Keeping experienced staff, or ‘double-dipping?’ San Diego County OKs controversial DROP pension plan

by Lucas Robinson

After a multi-year push by labor unions, San Diego County has become the first county in California to implement a controversial pension plan that allows some staff to collect their salaries and pensions at the same time.

County supervisors voted Tuesday to create a deferred retirement option program, known as a DROP, for some retirement-age staffers in its Sheriff’s Office, District Attorney’s Office and Probation Department.

Under a DROP, enrolled employees start collecting a pension but also continue to work for up to three years. During that time, their pension payments are put into a special DROP account, and when they retire, it’s paid out to them in a lump sum.

“I think this is going to be a great tool to keep some of our best deputies working for the people,” Supervisor Joel Anderson said.

The board’s unanimous vote came weeks after pension-plan actuaries confirmed the program would be cost-neutral, as state law requires.

Still, such programs have drawn criticism. The city of San Diego’s is seen by critics as a way for public employees to “double-dip” into taxpayer money.

Others see a DROP as a way to retain experienced staff past the time they would normally retire.

“By retaining our most experienced employees for additional years, this program will save the county and the taxpayers millions of dollars,” said Michael O’Deane, president of the San Diego County Deputy Sheriffs’ Association, which first started lobbying for a DROP in 2023.

For San Diego police, DROP has at times backfired for staffing needs. In 2022, the requirement that participating staff retire after five years meant the department lost dozens of veteran officers amid growing vacancies in the force.

Then there’s the cost. In San Diego, a 2016 report estimated that its DROP added $149 million in new costs for city taxpayers. And on Tuesday, Joan Bracci, the county’s chief financial officer, stressed that DROP will create new costs for the county.

A county-commissioned study estimated that keeping DROP participants on the payroll beyond the time they would normally retire would add payroll costs totaling $15.5 million five years from its adoption and $54.4 million in 10 years.

Bracci also said updating the county’s IT system to account for DROP will cost $150,000, in addition to ongoing administrative costs. But those costs could be offset by savings created by the program through reduced overtime and the high price of recruiting and training new staff, she added.

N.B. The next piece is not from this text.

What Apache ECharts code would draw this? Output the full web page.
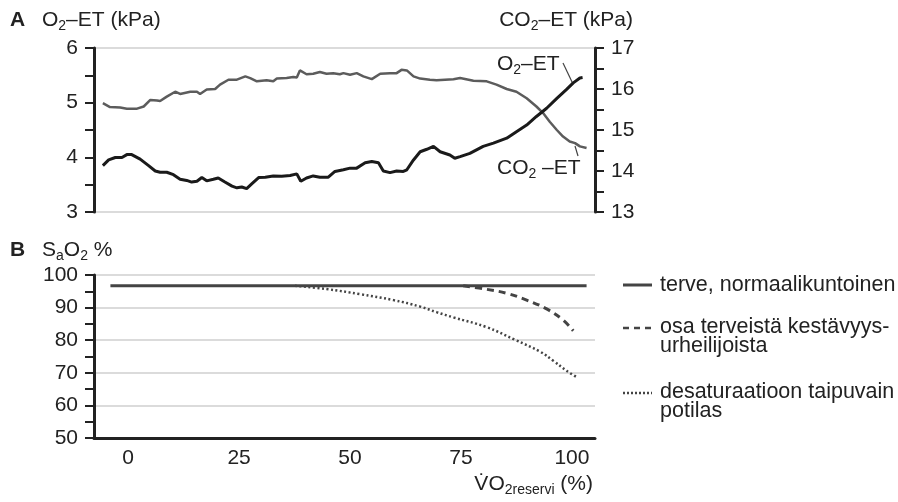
<!DOCTYPE html>
<html>
<head>
<meta charset="utf-8">
<script src="https://cdn.jsdelivr.net/npm/echarts@6.0.0/dist/echarts.min.js"></script>
<style>
  html, body { margin: 0; padding: 0; background: #fff; }
  #chart { width: 898px; height: 502px; }
</style>
</head>
<body>
<div id="chart"></div>
<script>
// ---------- data ----------
// panel A: x in % of VO2 reserve
const co2X = [-5.7, -4.1, -1.8, -0.3, 2.0, 3.5, 5.0, 6.5, 7.2, 8.7, 10.6, 11.7, 14.0, 15.5, 16.2, 17.7, 19.6, 20.7, 22.6, 24.5,
  26.4, 27.5, 29.0, 31.2, 32.7, 33.5, 35.7, 37.2, 38.0, 38.7, 40.2, 41.7, 43.2, 44.7, 46.2, 47.7, 48.5, 50.0, 51.5, 53.0,
  54.9, 56.8, 59.0, 60.5, 61.6, 62.8, 64.3, 65.8, 68.0, 69.5, 73.3, 74.8, 77.8, 80.8, 83.0, 85.3, 87.5, 89.8, 92.0, 93.5,
  95.0, 96.6, 98.0, 99.5, 100.7, 101.8, 103.3]
const co2Y = [4.99, 4.92, 4.91, 4.89, 4.89, 4.93, 5.05, 5.04, 5.03, 5.11, 5.20, 5.16, 5.20, 5.20, 5.16, 5.24, 5.25, 5.33, 5.42, 5.42,
  5.48, 5.45, 5.39, 5.41, 5.39, 5.44, 5.45, 5.47, 5.46, 5.59, 5.52, 5.53, 5.56, 5.53, 5.54, 5.52, 5.54, 5.51, 5.54, 5.48,
  5.43, 5.53, 5.54, 5.54, 5.60, 5.59, 5.48, 5.44, 5.42, 5.41, 5.43, 5.45, 5.40, 5.39, 5.33, 5.25, 5.20, 5.08, 4.93, 4.81,
  4.65, 4.50, 4.38, 4.29, 4.26, 4.20, 4.17]

const o2X = [-5.7, -4.4, -2.9, -1.4, -0.3, 0.8, 2.7, 4.6, 6.1, 7.2, 8.7, 10.2, 11.7, 13.2, 14.3, 15.5, 16.6, 17.7, 19.2, 20.3,
  21.8, 23.4, 24.5, 25.6, 26.7, 27.9, 29.4, 30.9, 32.7, 34.6, 36.5, 38.0, 38.9, 40.2, 41.7, 43.2, 45.1, 46.6, 48.5, 50.0,
  51.5, 53.4, 54.9, 56.4, 57.5, 59.0, 60.5, 62.0, 62.8, 64.3, 65.8, 67.3, 68.8, 70.3, 72.5, 73.6, 74.8, 77.0, 80.0, 82.3,
  85.3, 87.5, 89.8, 92.0, 94.3, 96.6, 98.8, 100.3, 101.8, 102.4]
const o2Y = [14.13, 14.27, 14.33, 14.33, 14.40, 14.40, 14.29, 14.13, 14.00, 13.97, 13.97, 13.91, 13.80, 13.77, 13.73, 13.75, 13.84, 13.76, 13.80, 13.83,
  13.73, 13.63, 13.59, 13.61, 13.57, 13.69, 13.84, 13.85, 13.88, 13.87, 13.89, 13.93, 13.75, 13.83, 13.88, 13.85, 13.85, 13.99, 14.03, 14.07,
  14.07, 14.20, 14.23, 14.20, 14.00, 13.96, 14.00, 13.99, 14.03, 14.27, 14.47, 14.53, 14.60, 14.47, 14.39, 14.31, 14.35, 14.43, 14.60, 14.68,
  14.80, 14.96, 15.12, 15.33, 15.53, 15.77, 15.99, 16.15, 16.27, 16.28]

// panel B: SaO2 %
const normalX = [-4.0, 103.3]
const normalY = [96.7, 96.7]
const athleteX = [75.5, 80.8, 85.3, 89.8, 94.3, 98.0, 100.3]
const athleteY = [96.7, 95.6, 94.4, 92.3, 89.6, 86.2, 82.9]
const patientX = [37.6, 44.7, 52.3, 59.8, 65.8, 69.5, 73.3, 80.8, 87.2, 92.8, 95.8, 98.8, 100.9]
const patientY = [96.7, 95.7, 94.1, 92.3, 90.3, 88.6, 87.0, 84.0, 80.1, 76.5, 73.7, 70.6, 68.8]

const xTicks = [0, 25, 50, 75, 100]
const legendNames = ['terve, normaalikuntoinen', 'osa terveistä kestävyys-\nurheilijoista', 'desaturaatioon taipuvain\npotilas']

const pairs = (xs, ys) => xs.map((x, i) => [x, ys[i]])

const FONT = '"Liberation Sans", Arial, sans-serif'
const INK = '#222'
const rich = {
  n: { fontSize: 21, fontFamily: FONT, color: INK },
  s: { fontSize: 14, fontFamily: FONT, color: INK, padding: [12, 0, 0, 0] },
}

const chart = echarts.init(document.getElementById('chart'))

const yBase = {
  axisLine: { show: true, onZero: false, lineStyle: { color: INK, width: 3 } },
  axisTick: { show: true, length: 9, lineStyle: { color: INK, width: 2 } },
  minorTick: { show: true, splitNumber: 2, length: 9, lineStyle: { color: INK, width: 2 } },
  axisLabel: { fontSize: 21, fontFamily: FONT, color: INK, margin: 16 },
}

function txt(x, y, text, extra) {
  return {
    type: 'text', x: x, y: y,
    style: Object.assign({ text: text, rich: rich, fontSize: 21, fontFamily: FONT, fill: INK, verticalAlign: 'middle' }, extra || {}),
  }
}
function seg(x1, y1, x2, y2, w, dash) {
  return {
    type: 'line',
    shape: { x1: x1, y1: y1, x2: x2, y2: y2 },
    style: { stroke: '#444', lineWidth: w, lineDash: dash || null },
  }
}

chart.setOption({
  animation: false,
  grid: [
    { left: 94, right: 303, top: 48, height: 164, show: true, borderColor: '#cfcfcf', borderWidth: 1.5 },
    { left: 94, right: 303, top: 275, height: 163 },
  ],
  xAxis: [
    { gridIndex: 0, type: 'value', min: -7.7, max: 105.2, show: false },
    {
      gridIndex: 1, type: 'value', min: -7.7, max: 105.2,
      axisLine: { show: true, onZero: false, lineStyle: { color: INK, width: 3 } },
      axisTick: { show: false },
      splitLine: { show: false },
      axisLabel: { customValues: xTicks, fontSize: 21, fontFamily: FONT, color: INK, margin: 10 },
    },
  ],
  yAxis: [
    Object.assign({ gridIndex: 0, type: 'value', min: 3, max: 6, interval: 1, splitLine: { show: false } }, yBase),
    Object.assign({ gridIndex: 0, type: 'value', position: 'right', min: 13, max: 17, interval: 1, splitLine: { show: false } }, yBase),
    Object.assign({
      gridIndex: 1, type: 'value', min: 50, max: 100, interval: 10,
      splitLine: { show: true, lineStyle: { color: '#cfcfcf', width: 1.5 } },
    }, yBase),
  ],
  series: [
    {
      name: 'CO2-ET', type: 'line', xAxisIndex: 0, yAxisIndex: 0, symbol: 'none',
      data: pairs(co2X, co2Y), lineStyle: { color: '#5c5c5c', width: 2.5 },
    },
    {
      name: 'O2-ET', type: 'line', xAxisIndex: 0, yAxisIndex: 1, symbol: 'none',
      data: pairs(o2X, o2Y), lineStyle: { color: '#1a1a1a', width: 3 },
    },
    {
      name: legendNames[2], type: 'line', xAxisIndex: 1, yAxisIndex: 2, symbol: 'none', smooth: 0.4,
      data: pairs(patientX, patientY), lineStyle: { color: '#444', width: 2.5, type: [2, 2.5] },
    },
    {
      name: legendNames[1], type: 'line', xAxisIndex: 1, yAxisIndex: 2, symbol: 'none', smooth: 0.4,
      data: pairs(athleteX, athleteY), lineStyle: { color: '#444', width: 3, type: [7, 5] },
    },
    {
      name: legendNames[0], type: 'line', xAxisIndex: 1, yAxisIndex: 2, symbol: 'none',
      data: pairs(normalX, normalY), lineStyle: { color: '#444', width: 3 },
    },
  ],
  graphic: [
    txt(10, 20, 'A', { fontWeight: 'bold' }),
    txt(42, 20, '{n|O}{s|2}{n|–ET (kPa)}'),
    txt(633, 20, '{n|CO}{s|2}{n|–ET (kPa)}', { align: 'right' }),
    txt(10, 250, 'B', { fontWeight: 'bold' }),
    txt(42, 250, '{n|S}{s|a}{n|O}{s|2}{n| %}'),
    txt(497, 64, '{n|O}{s|2}{n|–ET}'),
    txt(497, 168, '{n|CO}{s|2}{n| –ET}'),
    seg(563, 63, 573, 84, 1.2),
    seg(575, 146, 578, 156, 1.2),
    txt(593, 484, '{n|V̇O}{s|2reservi}{n| (%)}', { align: 'right' }),
    // legend
    seg(623, 285, 652, 285, 3),
    seg(623, 328, 652, 328, 2.5, [6, 5]),
    seg(623, 393, 652, 393, 2.5, [2, 2]),
    txt(660, 285, legendNames[0], { fontSize: 21.5 }),
    txt(660, 318, legendNames[1], { verticalAlign: 'top', lineHeight: 19, fontSize: 21.5 }),
    txt(660, 383, legendNames[2], { verticalAlign: 'top', lineHeight: 19, fontSize: 21.5 }),
  ],
})
</script>
</body>
</html>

With Tuesday’s vote, the program is set to begin on March 20.

An actuarial firm hired by the county determined last year that the county’s proposed DROP would not raise costs — and might even lower them — for its pension system, the San Diego County County Employees’ Retirement Association, or SDCERA.

Cost neutrality for pension systems is a key requirement DROPs have to hit under state law.

At the meeting, Supervisor Terra Lawson-Remer highlighted the DROP’s cost neutrality, saying the county’s plan had “really significant safeguards” while “making the investments we need for our county.”

In the county’s DROP, key provisions have allowed to it to meet state standards for cost neutrality.

County employee DROP accounts cannot accrue any interest over time — an element not included in the city’s DROP.

And under the county’s program, 75% of a participating employee’s pension contributions go into the account, while 100% of the county’s contribution to their pension goes to SDCERA, not DROP.